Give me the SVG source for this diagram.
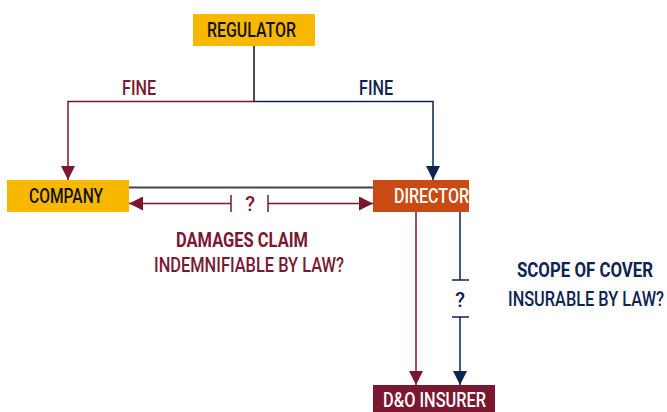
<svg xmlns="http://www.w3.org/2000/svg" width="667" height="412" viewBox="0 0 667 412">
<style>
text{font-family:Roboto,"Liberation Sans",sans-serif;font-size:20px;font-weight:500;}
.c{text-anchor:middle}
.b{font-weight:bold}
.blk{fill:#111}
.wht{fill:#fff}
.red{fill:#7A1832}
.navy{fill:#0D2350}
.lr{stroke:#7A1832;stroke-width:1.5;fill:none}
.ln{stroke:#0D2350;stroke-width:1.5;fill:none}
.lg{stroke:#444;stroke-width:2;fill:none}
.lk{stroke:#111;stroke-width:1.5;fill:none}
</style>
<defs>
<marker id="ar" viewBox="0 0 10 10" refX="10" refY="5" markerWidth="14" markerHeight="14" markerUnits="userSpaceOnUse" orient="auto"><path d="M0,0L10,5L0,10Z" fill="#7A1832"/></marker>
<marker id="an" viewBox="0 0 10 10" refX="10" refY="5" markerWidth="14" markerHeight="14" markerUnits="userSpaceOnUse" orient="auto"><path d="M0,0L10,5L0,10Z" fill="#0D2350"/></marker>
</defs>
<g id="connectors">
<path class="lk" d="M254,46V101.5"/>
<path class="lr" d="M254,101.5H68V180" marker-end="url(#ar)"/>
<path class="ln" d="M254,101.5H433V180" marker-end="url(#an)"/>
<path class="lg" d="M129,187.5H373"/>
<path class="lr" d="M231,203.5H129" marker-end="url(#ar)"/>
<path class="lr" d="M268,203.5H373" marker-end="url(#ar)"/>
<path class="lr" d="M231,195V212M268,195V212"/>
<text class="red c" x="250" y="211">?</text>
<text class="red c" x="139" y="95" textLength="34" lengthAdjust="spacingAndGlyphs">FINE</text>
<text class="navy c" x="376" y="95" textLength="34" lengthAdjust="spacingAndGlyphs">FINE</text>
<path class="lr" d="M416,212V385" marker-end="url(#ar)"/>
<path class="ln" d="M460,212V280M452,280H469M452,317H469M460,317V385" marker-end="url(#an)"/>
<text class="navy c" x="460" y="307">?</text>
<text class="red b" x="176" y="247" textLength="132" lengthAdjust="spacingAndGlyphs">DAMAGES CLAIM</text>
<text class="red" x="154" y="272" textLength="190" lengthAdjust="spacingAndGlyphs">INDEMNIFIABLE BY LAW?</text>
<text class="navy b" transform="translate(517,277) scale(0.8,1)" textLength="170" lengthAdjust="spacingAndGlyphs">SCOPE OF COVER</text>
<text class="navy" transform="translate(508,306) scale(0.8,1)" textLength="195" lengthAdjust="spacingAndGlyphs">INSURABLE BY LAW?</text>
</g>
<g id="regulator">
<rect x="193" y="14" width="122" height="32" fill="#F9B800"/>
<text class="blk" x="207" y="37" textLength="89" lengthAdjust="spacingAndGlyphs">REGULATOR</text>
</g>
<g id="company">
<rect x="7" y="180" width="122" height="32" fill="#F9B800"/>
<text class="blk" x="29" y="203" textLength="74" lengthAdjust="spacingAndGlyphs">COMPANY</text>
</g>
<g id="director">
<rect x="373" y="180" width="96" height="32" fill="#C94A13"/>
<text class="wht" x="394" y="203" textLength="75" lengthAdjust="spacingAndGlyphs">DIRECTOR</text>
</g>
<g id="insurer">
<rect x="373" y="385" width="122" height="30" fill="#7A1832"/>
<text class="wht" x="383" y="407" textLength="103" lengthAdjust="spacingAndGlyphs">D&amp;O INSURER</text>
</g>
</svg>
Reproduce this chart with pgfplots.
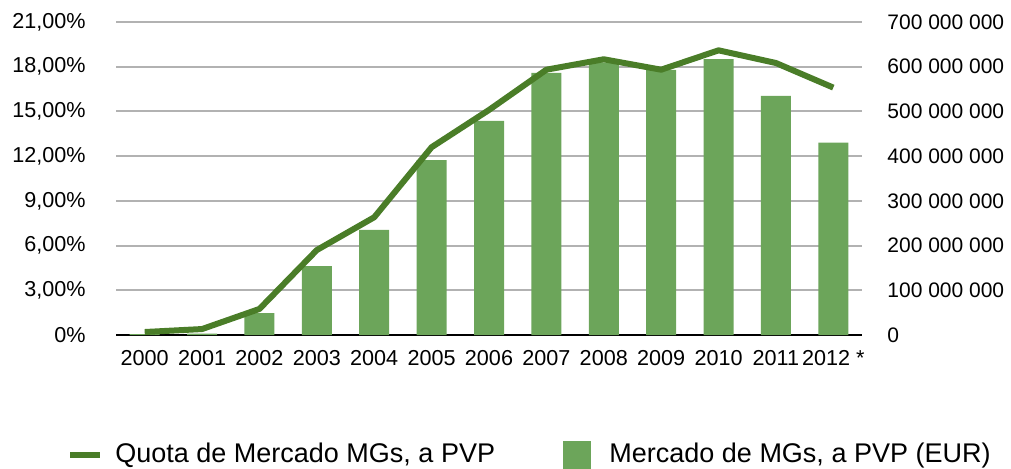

++++++++

To do: Copy the data character for character, but drop all pictures from the copy.

Worked solution:
Give me the SVG source for this diagram.
<svg xmlns="http://www.w3.org/2000/svg" width="667" height="412" viewBox="0 0 667 412">
<style>
text{font-family:Roboto,"Liberation Sans",sans-serif;font-size:20px;font-weight:500;}
.c{text-anchor:middle}
.b{font-weight:bold}
.blk{fill:#111}
.wht{fill:#fff}
.red{fill:#7A1832}
.navy{fill:#0D2350}
.lr{stroke:#7A1832;stroke-width:1.5;fill:none}
.ln{stroke:#0D2350;stroke-width:1.5;fill:none}
.lg{stroke:#444;stroke-width:2;fill:none}
.lk{stroke:#111;stroke-width:1.5;fill:none}
</style>
<defs>
<marker id="ar" viewBox="0 0 10 10" refX="10" refY="5" markerWidth="14" markerHeight="14" markerUnits="userSpaceOnUse" orient="auto"><path d="M0,0L10,5L0,10Z" fill="#7A1832"/></marker>
<marker id="an" viewBox="0 0 10 10" refX="10" refY="5" markerWidth="14" markerHeight="14" markerUnits="userSpaceOnUse" orient="auto"><path d="M0,0L10,5L0,10Z" fill="#0D2350"/></marker>
</defs>
<g id="connectors">
<path class="lk" d="M254,46V101.5"/>
<path class="lr" d="M254,101.5H68V180" marker-end="url(#ar)"/>
<path class="ln" d="M254,101.5H433V180" marker-end="url(#an)"/>
<path class="lg" d="M129,187.5H373"/>
<path class="lr" d="M231,203.5H129" marker-end="url(#ar)"/>
<path class="lr" d="M268,203.5H373" marker-end="url(#ar)"/>
<path class="lr" d="M231,195V212M268,195V212"/>
<text class="red c" x="250" y="211">?</text>
<text class="red c" x="139" y="95" textLength="34" lengthAdjust="spacingAndGlyphs">FINE</text>
<text class="navy c" x="376" y="95" textLength="34" lengthAdjust="spacingAndGlyphs">FINE</text>
<path class="lr" d="M416,212V385" marker-end="url(#ar)"/>
<path class="ln" d="M460,212V280M452,280H469M452,317H469M460,317V385" marker-end="url(#an)"/>
<text class="navy c" x="460" y="307">?</text>
<text class="red b" x="176" y="247" textLength="132" lengthAdjust="spacingAndGlyphs">DAMAGES CLAIM</text>
<text class="red" x="154" y="272" textLength="190" lengthAdjust="spacingAndGlyphs">INDEMNIFIABLE BY LAW?</text>
<text class="navy b" transform="translate(517,277) scale(0.8,1)" textLength="170" lengthAdjust="spacingAndGlyphs">SCOPE OF COVER</text>
<text class="navy" transform="translate(508,306) scale(0.8,1)" textLength="195" lengthAdjust="spacingAndGlyphs">INSURABLE BY LAW?</text>
</g>
<g id="regulator">
<rect x="193" y="14" width="122" height="32" fill="#F9B800"/>
<text class="blk" x="207" y="37" textLength="89" lengthAdjust="spacingAndGlyphs">REGULATOR</text>
</g>
<g id="company">
<rect x="7" y="180" width="122" height="32" fill="#F9B800"/>
<text class="blk" x="29" y="203" textLength="74" lengthAdjust="spacingAndGlyphs">COMPANY</text>
</g>
<g id="director">
<rect x="373" y="180" width="96" height="32" fill="#C94A13"/>
<text class="wht" x="394" y="203" textLength="75" lengthAdjust="spacingAndGlyphs">DIRECTOR</text>
</g>
<g id="insurer">
<rect x="373" y="385" width="122" height="30" fill="#7A1832"/>
<text class="wht" x="383" y="407" textLength="103" lengthAdjust="spacingAndGlyphs">D&amp;O INSURER</text>
</g>
</svg>
Reproduce this chart with pgfplots.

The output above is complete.